§ Stated exercise: For this exercise, repeat all of the material verbatim apart from its images.

§ Data section:
---*---

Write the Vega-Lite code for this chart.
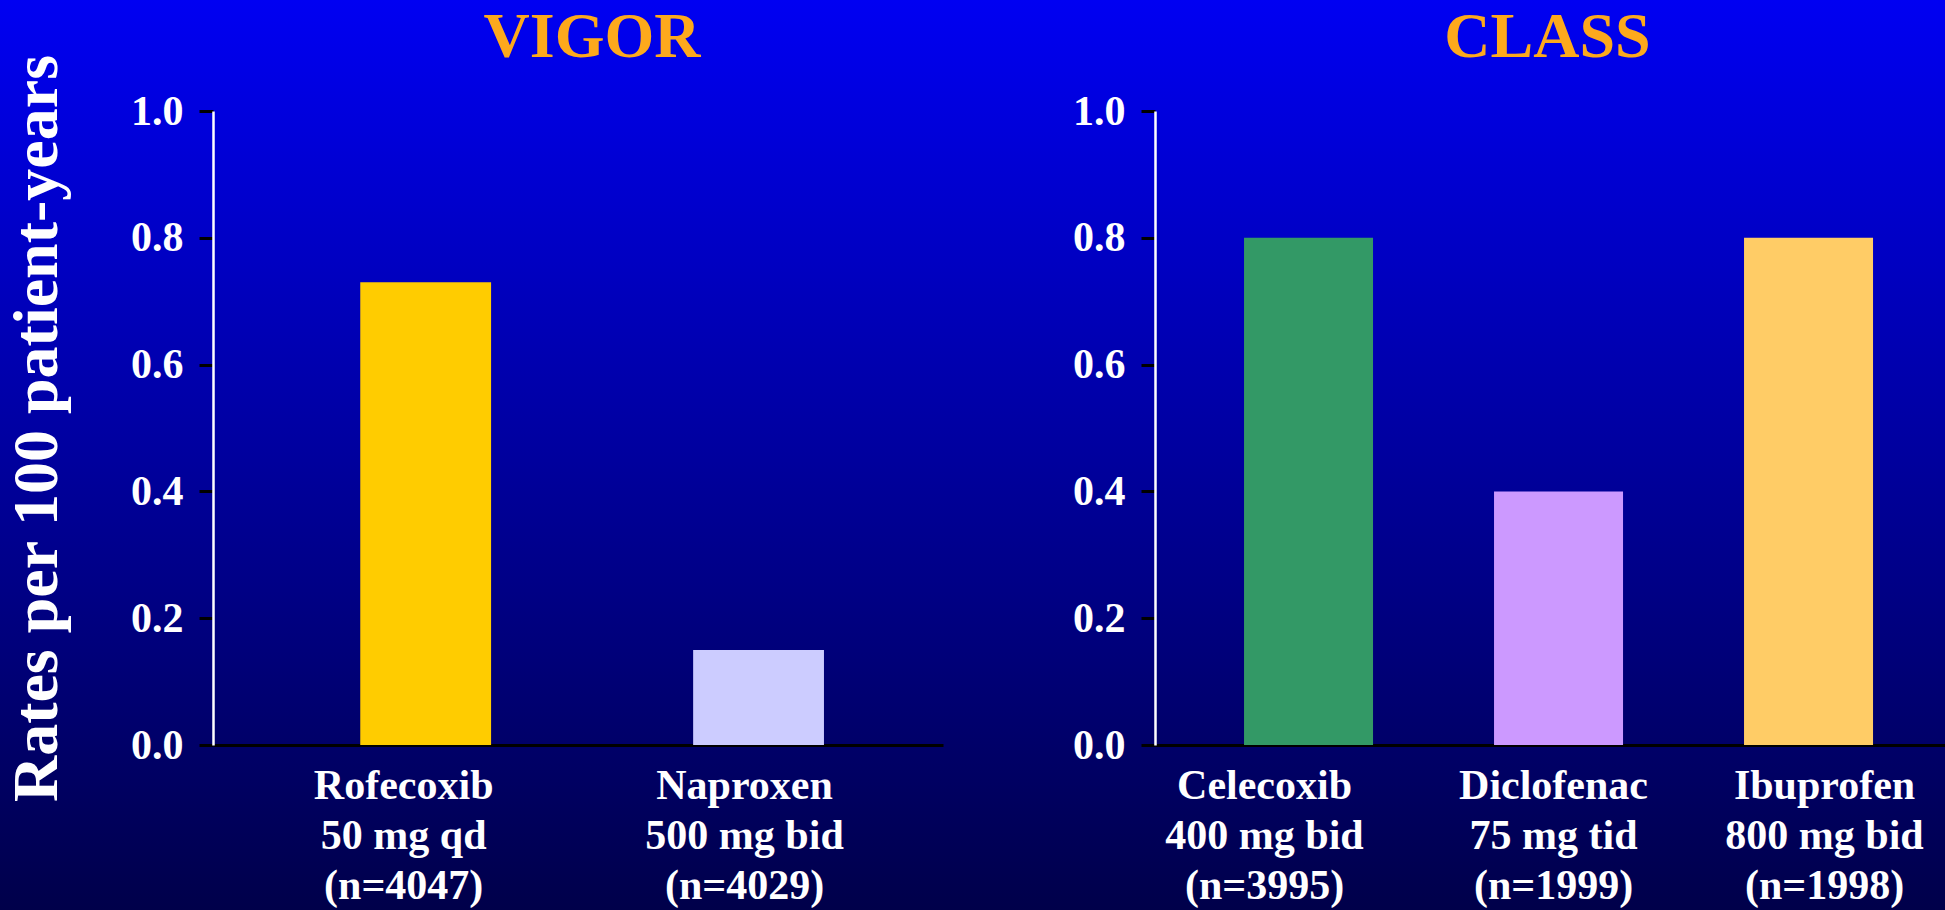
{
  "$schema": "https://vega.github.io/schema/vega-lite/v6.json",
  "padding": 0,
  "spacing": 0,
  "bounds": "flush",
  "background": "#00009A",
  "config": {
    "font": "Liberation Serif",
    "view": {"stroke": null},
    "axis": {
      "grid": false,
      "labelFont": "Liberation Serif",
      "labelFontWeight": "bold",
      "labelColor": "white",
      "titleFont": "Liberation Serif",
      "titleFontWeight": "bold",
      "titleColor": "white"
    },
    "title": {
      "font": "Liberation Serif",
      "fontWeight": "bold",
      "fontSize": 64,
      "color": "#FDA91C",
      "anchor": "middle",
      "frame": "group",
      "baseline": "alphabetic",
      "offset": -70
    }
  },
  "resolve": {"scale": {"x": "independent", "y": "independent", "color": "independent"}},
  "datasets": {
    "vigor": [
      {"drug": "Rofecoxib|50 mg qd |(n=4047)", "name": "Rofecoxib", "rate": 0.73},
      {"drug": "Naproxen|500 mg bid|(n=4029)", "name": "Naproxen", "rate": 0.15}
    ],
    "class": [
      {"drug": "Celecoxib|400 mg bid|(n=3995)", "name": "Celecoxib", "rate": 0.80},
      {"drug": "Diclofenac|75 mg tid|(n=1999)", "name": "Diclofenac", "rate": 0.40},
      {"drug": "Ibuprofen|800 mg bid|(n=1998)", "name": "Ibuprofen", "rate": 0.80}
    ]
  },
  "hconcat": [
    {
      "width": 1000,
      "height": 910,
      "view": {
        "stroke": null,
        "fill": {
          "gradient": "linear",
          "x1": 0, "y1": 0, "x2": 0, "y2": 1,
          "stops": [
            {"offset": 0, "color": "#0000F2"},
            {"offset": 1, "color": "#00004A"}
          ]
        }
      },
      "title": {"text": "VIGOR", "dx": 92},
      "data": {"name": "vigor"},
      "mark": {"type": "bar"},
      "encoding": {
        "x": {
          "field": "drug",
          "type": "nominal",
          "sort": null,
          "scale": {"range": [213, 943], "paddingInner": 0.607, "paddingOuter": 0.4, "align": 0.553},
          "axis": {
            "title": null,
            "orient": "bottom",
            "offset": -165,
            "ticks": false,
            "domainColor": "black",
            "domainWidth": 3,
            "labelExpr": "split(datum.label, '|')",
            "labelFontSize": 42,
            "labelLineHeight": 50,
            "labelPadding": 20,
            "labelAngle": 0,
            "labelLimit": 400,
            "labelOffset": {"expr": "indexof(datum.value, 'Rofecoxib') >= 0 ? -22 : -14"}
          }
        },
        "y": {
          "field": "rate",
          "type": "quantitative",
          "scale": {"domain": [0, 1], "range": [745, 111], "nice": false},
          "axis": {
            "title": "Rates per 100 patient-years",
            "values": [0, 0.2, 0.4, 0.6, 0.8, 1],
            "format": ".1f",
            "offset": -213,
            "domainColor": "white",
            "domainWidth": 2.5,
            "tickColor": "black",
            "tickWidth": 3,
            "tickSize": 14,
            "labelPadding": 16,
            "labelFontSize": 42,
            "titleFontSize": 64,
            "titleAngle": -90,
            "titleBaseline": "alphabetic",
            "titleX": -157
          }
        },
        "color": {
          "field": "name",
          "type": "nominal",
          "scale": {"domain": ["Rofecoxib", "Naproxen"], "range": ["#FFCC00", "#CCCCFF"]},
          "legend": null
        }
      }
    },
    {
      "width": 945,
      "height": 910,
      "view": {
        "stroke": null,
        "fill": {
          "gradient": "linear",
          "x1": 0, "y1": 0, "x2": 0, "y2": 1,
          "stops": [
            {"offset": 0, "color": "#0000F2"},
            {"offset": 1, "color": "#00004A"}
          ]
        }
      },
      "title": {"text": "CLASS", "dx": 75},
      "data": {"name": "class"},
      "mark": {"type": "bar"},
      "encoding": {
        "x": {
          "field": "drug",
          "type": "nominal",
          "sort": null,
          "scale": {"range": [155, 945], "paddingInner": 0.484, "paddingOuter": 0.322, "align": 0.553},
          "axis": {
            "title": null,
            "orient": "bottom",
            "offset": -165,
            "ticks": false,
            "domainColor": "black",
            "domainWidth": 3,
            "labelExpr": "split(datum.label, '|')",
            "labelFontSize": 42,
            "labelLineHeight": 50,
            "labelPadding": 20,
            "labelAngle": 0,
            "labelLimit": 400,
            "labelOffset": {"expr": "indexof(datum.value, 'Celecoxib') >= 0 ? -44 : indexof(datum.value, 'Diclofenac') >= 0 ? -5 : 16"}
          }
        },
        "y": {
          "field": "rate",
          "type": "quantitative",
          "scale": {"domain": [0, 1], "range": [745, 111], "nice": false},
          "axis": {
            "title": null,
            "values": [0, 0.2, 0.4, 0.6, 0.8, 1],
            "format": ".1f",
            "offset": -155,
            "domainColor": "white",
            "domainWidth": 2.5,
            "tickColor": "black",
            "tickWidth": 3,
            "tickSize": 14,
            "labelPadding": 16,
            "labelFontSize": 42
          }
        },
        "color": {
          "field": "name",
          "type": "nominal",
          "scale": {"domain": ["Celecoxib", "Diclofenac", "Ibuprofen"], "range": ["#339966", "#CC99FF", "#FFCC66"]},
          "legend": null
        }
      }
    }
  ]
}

---*---

§ Solution for this problem:
Write the Vega-Lite code for this chart.
{
  "$schema": "https://vega.github.io/schema/vega-lite/v6.json",
  "padding": 0,
  "spacing": 0,
  "bounds": "flush",
  "background": "#00009A",
  "config": {
    "font": "Liberation Serif",
    "view": {"stroke": null},
    "axis": {
      "grid": false,
      "labelFont": "Liberation Serif",
      "labelFontWeight": "bold",
      "labelColor": "white",
      "titleFont": "Liberation Serif",
      "titleFontWeight": "bold",
      "titleColor": "white"
    },
    "title": {
      "font": "Liberation Serif",
      "fontWeight": "bold",
      "fontSize": 64,
      "color": "#FDA91C",
      "anchor": "middle",
      "frame": "group",
      "baseline": "alphabetic",
      "offset": -70
    }
  },
  "resolve": {"scale": {"x": "independent", "y": "independent", "color": "independent"}},
  "datasets": {
    "vigor": [
      {"drug": "Rofecoxib|50 mg qd |(n=4047)", "name": "Rofecoxib", "rate": 0.73},
      {"drug": "Naproxen|500 mg bid|(n=4029)", "name": "Naproxen", "rate": 0.15}
    ],
    "class": [
      {"drug": "Celecoxib|400 mg bid|(n=3995)", "name": "Celecoxib", "rate": 0.80},
      {"drug": "Diclofenac|75 mg tid|(n=1999)", "name": "Diclofenac", "rate": 0.40},
      {"drug": "Ibuprofen|800 mg bid|(n=1998)", "name": "Ibuprofen", "rate": 0.80}
    ]
  },
  "hconcat": [
    {
      "width": 1000,
      "height": 910,
      "view": {
        "stroke": null,
        "fill": {
          "gradient": "linear",
          "x1": 0, "y1": 0, "x2": 0, "y2": 1,
          "stops": [
            {"offset": 0, "color": "#0000F2"},
            {"offset": 1, "color": "#00004A"}
          ]
        }
      },
      "title": {"text": "VIGOR", "dx": 92},
      "data": {"name": "vigor"},
      "mark": {"type": "bar"},
      "encoding": {
        "x": {
          "field": "drug",
          "type": "nominal",
          "sort": null,
          "scale": {"range": [213, 943], "paddingInner": 0.607, "paddingOuter": 0.4, "align": 0.553},
          "axis": {
            "title": null,
            "orient": "bottom",
            "offset": -165,
            "ticks": false,
            "domainColor": "black",
            "domainWidth": 3,
            "labelExpr": "split(datum.label, '|')",
            "labelFontSize": 42,
            "labelLineHeight": 50,
            "labelPadding": 20,
            "labelAngle": 0,
            "labelLimit": 400,
            "labelOffset": {"expr": "indexof(datum.value, 'Rofecoxib') >= 0 ? -22 : -14"}
          }
        },
        "y": {
          "field": "rate",
          "type": "quantitative",
          "scale": {"domain": [0, 1], "range": [745, 111], "nice": false},
          "axis": {
            "title": "Rates per 100 patient-years",
            "values": [0, 0.2, 0.4, 0.6, 0.8, 1],
            "format": ".1f",
            "offset": -213,
            "domainColor": "white",
            "domainWidth": 2.5,
            "tickColor": "black",
            "tickWidth": 3,
            "tickSize": 14,
            "labelPadding": 16,
            "labelFontSize": 42,
            "titleFontSize": 64,
            "titleAngle": -90,
            "titleBaseline": "alphabetic",
            "titleX": -157
          }
        },
        "color": {
          "field": "name",
          "type": "nominal",
          "scale": {"domain": ["Rofecoxib", "Naproxen"], "range": ["#FFCC00", "#CCCCFF"]},
          "legend": null
        }
      }
    },
    {
      "width": 945,
      "height": 910,
      "view": {
        "stroke": null,
        "fill": {
          "gradient": "linear",
          "x1": 0, "y1": 0, "x2": 0, "y2": 1,
          "stops": [
            {"offset": 0, "color": "#0000F2"},
            {"offset": 1, "color": "#00004A"}
          ]
        }
      },
      "title": {"text": "CLASS", "dx": 75},
      "data": {"name": "class"},
      "mark": {"type": "bar"},
      "encoding": {
        "x": {
          "field": "drug",
          "type": "nominal",
          "sort": null,
          "scale": {"range": [155, 945], "paddingInner": 0.484, "paddingOuter": 0.322, "align": 0.553},
          "axis": {
            "title": null,
            "orient": "bottom",
            "offset": -165,
            "ticks": false,
            "domainColor": "black",
            "domainWidth": 3,
            "labelExpr": "split(datum.label, '|')",
            "labelFontSize": 42,
            "labelLineHeight": 50,
            "labelPadding": 20,
            "labelAngle": 0,
            "labelLimit": 400,
            "labelOffset": {"expr": "indexof(datum.value, 'Celecoxib') >= 0 ? -44 : indexof(datum.value, 'Diclofenac') >= 0 ? -5 : 16"}
          }
        },
        "y": {
          "field": "rate",
          "type": "quantitative",
          "scale": {"domain": [0, 1], "range": [745, 111], "nice": false},
          "axis": {
            "title": null,
            "values": [0, 0.2, 0.4, 0.6, 0.8, 1],
            "format": ".1f",
            "offset": -155,
            "domainColor": "white",
            "domainWidth": 2.5,
            "tickColor": "black",
            "tickWidth": 3,
            "tickSize": 14,
            "labelPadding": 16,
            "labelFontSize": 42
          }
        },
        "color": {
          "field": "name",
          "type": "nominal",
          "scale": {"domain": ["Celecoxib", "Diclofenac", "Ibuprofen"], "range": ["#339966", "#CC99FF", "#FFCC66"]},
          "legend": null
        }
      }
    }
  ]
}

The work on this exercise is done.